(Description of the task): Return the lines that follow, exactly as they appear, from the first through the one containing "from matplotlib.transforms import"; no pictures are to be included.

(Source excerpt):

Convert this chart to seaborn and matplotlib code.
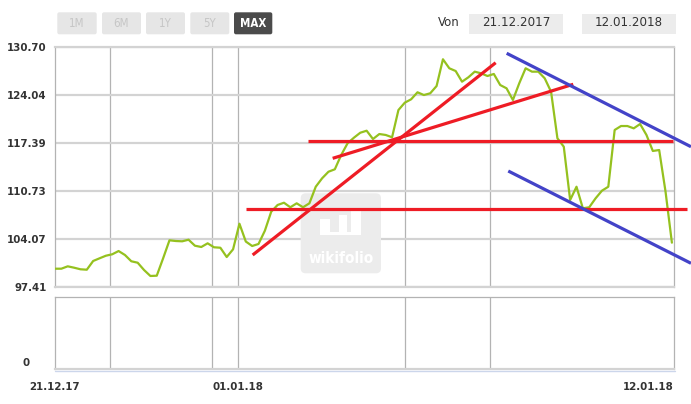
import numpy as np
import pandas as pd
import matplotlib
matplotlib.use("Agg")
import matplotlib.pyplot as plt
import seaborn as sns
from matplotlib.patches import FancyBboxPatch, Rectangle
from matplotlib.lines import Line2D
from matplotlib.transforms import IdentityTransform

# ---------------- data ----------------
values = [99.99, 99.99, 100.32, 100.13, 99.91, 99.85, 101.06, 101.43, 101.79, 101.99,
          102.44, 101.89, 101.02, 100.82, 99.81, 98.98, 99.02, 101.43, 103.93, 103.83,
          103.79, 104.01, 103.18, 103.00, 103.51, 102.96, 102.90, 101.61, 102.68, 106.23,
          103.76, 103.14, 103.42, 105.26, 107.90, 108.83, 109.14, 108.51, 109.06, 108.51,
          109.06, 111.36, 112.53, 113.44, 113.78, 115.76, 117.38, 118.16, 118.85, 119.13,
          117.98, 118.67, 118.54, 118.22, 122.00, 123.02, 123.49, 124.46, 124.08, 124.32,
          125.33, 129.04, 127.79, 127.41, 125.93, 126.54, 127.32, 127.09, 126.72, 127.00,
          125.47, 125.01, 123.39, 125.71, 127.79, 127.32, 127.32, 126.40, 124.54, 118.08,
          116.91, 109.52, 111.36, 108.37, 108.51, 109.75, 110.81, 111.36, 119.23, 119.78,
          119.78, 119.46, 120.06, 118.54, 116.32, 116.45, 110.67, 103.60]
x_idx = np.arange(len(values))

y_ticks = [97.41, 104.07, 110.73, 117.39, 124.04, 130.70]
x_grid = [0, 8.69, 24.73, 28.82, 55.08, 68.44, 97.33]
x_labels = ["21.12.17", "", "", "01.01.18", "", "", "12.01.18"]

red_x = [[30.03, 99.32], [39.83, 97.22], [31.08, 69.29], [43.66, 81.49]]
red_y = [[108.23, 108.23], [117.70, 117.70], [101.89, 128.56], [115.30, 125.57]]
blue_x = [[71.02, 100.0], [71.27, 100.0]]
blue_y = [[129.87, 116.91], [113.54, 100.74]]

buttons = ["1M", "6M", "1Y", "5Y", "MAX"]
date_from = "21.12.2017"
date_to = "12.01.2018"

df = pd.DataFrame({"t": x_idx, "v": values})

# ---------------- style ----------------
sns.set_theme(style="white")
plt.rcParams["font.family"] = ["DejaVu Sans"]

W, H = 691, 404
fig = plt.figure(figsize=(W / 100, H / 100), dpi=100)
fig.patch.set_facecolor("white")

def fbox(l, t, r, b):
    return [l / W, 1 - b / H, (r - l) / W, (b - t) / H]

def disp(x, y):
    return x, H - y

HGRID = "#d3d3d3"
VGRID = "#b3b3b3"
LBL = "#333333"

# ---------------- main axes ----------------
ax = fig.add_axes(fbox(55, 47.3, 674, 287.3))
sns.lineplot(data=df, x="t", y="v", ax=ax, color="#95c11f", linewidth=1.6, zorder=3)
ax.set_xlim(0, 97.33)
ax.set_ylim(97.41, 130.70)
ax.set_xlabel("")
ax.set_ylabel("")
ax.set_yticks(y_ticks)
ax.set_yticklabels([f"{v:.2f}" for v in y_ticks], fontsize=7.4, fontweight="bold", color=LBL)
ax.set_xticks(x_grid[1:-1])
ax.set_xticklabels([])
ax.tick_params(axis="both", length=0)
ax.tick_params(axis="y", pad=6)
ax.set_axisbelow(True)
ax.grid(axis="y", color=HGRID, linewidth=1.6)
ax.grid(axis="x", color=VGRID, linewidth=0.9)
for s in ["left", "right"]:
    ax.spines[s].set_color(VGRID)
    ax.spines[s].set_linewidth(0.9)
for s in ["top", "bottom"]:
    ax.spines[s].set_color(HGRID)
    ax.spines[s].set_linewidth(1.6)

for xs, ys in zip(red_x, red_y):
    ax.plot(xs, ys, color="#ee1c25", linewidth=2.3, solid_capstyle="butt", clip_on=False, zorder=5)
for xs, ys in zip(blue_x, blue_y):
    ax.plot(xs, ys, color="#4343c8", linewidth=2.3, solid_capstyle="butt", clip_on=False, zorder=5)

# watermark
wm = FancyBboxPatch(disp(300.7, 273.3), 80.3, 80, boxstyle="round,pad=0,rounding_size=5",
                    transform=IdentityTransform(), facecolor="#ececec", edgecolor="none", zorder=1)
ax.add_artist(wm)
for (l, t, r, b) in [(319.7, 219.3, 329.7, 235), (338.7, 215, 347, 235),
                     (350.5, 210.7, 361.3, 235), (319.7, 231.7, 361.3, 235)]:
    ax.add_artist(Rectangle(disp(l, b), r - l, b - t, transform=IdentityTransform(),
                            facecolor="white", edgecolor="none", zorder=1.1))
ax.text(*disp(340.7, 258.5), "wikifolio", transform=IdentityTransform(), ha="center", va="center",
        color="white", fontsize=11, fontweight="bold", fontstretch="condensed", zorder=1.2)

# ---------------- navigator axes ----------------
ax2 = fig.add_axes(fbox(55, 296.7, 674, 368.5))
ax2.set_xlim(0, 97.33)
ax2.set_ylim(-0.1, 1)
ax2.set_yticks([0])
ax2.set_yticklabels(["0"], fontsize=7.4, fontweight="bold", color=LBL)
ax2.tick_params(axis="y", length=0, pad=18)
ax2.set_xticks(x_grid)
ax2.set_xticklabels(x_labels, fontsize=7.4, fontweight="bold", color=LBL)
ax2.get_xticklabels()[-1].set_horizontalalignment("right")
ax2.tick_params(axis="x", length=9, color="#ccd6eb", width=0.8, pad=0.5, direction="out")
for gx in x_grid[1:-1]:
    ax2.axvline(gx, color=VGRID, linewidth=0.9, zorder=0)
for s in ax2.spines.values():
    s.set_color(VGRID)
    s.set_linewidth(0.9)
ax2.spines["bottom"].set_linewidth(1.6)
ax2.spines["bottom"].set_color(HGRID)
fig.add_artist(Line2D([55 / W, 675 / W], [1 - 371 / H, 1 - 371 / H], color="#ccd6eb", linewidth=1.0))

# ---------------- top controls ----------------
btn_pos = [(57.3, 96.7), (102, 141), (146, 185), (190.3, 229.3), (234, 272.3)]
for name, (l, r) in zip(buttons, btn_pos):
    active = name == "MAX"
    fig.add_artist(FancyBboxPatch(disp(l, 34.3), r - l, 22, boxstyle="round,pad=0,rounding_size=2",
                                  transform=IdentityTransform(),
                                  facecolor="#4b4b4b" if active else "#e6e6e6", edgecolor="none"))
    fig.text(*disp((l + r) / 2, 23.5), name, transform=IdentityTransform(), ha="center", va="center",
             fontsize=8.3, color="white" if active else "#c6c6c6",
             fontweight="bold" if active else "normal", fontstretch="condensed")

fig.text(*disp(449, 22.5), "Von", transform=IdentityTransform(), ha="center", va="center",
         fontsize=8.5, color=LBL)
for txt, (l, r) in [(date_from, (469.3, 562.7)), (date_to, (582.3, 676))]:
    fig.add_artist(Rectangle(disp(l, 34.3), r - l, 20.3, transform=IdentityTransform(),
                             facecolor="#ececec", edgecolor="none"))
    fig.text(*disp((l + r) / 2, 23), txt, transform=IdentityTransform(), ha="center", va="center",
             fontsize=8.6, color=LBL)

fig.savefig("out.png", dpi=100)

(Answer to the problem):
Convert this chart to seaborn and matplotlib code.
import numpy as np
import pandas as pd
import matplotlib
matplotlib.use("Agg")
import matplotlib.pyplot as plt
import seaborn as sns
from matplotlib.patches import FancyBboxPatch, Rectangle
from matplotlib.lines import Line2D
from matplotlib.transforms import IdentityTransform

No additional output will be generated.